La vida es una mierda, ¿saben ustedes? Supongo que es una característica del tiempo, del transcurrir del tiempo. Sí, yo también fui joven, apasionado y enamorado de muchas cosas, interesado por lo que me rodeaba y motivado por conocer algo de muchas cosas y todo de algunas de ellas. En concreto, yo también fui un gran “friki” de los coches. Ya saben, les sonará mucho: el típico chaval que desde pequeño se aprende las marcas de los coches, que va mirando por las ventanillas cuánto marcan los velocímetros y cuántos km tenía cada coche, que aprendía las matrículas más recientes, conocía cada detalle del Ferrari SuperFast 3000 y soñaba de mayor con tener un Seat 1430, pero el Especial 1800, que ese sí corría.

Sí, yo era ése (uds lo auto-recordarán) que se sacó el carné enseguida que pude y a la primera, que en cuanto pude me compré un coche, un R-5 que tuneé modestamente con mis mínimas posibilidades económicas y que soñaba con un Opel Calibra, pero el turbo, que daba más caballos de los que prometía, según todos los bancos de potencia de las revistas, mientras me sabía de carrerilla las características del Porsche 911 GT3.

Yo también era ese (sí, ustedes también lo hacían) que se sabía casi de memoria la lista de precios de todos los coches a la venta, el amigo al que todos preguntaban qué coche comprar, y que les decía de carrerilla qué tenía de bueno y malo cada opción que contemplaban, que tenía ya dos estanterías llenas de revistas, mientras cambiaba a mi cuarto coche, con motor molinillo de 7 mil rpm, a la vez que conseguía guardar el anterior, un 205 D, con la modesta intención de tener mi propia colección de coches, mientras consideraba, cómo no, que Alfa Romeo era prácticamente la cuna del automovilismo mundial “pata negra”, Ferrari incluida.

También llegué a ser aquel (se siguen viendo en el espejo, ¿a que sí? O ya no tanto) que, tras por fin comprar el Alfa Romeo que mi economía y mis obligaciones familiares me permitían (mi querida vecchia signora), que añadí al utilitario turbodiésel y al avejentado 205, empecé a interesarme por los clásicos, con lo cual un ¿flamante? vehículo del 71 pasó a engrosar la «colección», mientras era capaz de poner en orden de potencia, cilindrada y velocidad los diez coches más potentes del mundo, pero ya sabía que el futuro iba por desgracia a ser eléctrico, pero por suerte no lo llegará a ser.

Y finalmente llegué a ser (¿hasta aquí ya no llegan ustedes?

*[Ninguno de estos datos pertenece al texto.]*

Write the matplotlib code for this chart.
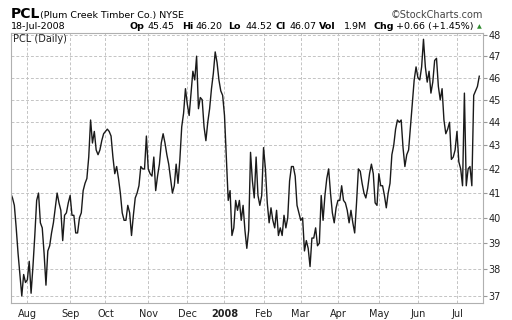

Quizá mejor así) quien añadió al lote un capricho descapotable y prestacional, y algo después un clásico de postín (una afamaba berlina alemana de nosécuántos años), mientras la puta (¿se pueden aquí decir tacos?) vida me había ya enredado con sus trampas, sus complicaciones y su absorción mental de todo mi tiempo y recursos. He llegado a ser, ya uds no quizá no sepan de esto, el que tenía seis coches en el garaje pero solo usaba uno, y porque era para trabajar, mientras el frenético ritmo de actualización del motor se me quedaba tan grande, tan ancho y tan profundo, que ya no sabía ni qué motor lleva el último Lamborghini, ni siquiera cuál es el último, ni por qué versión va el Golf, ni, por supuesto, si los coches llevan ya motor térmico o eléctrico.

Llegué a ser el que, tan absorto por pelearme y desembarazarme del abrazo de esta vida mortal, cuando quise darme cuenta, ni me interesaban los coches, ni sabía ya nada de ellos, ni quería hacer el mínimo esfuerzo por volver a acercarme a este mundo.

La vida lo consiguió: me quitó una de mis grandes pasiones, quizá la mayor. Me golpeó, me arrastró, me zarandeó. Me puso una rata a un centímetro de la cara hasta que grité “odio los coches”, y luego me la acercó aún más hasta que sus dientes rozaban mi piel, hasta que chillé “¡¡no me importan absolutamente nada los coches!!”. Me domesticó y me vulgarizó. Me robó mi identidad, mi yo mismo.

Pero he decidido volver. O al menos intentarlo.

La vida es una mierda, pero me importa una mierda. O eso creo. Qué cojones, estoy convencido de ello.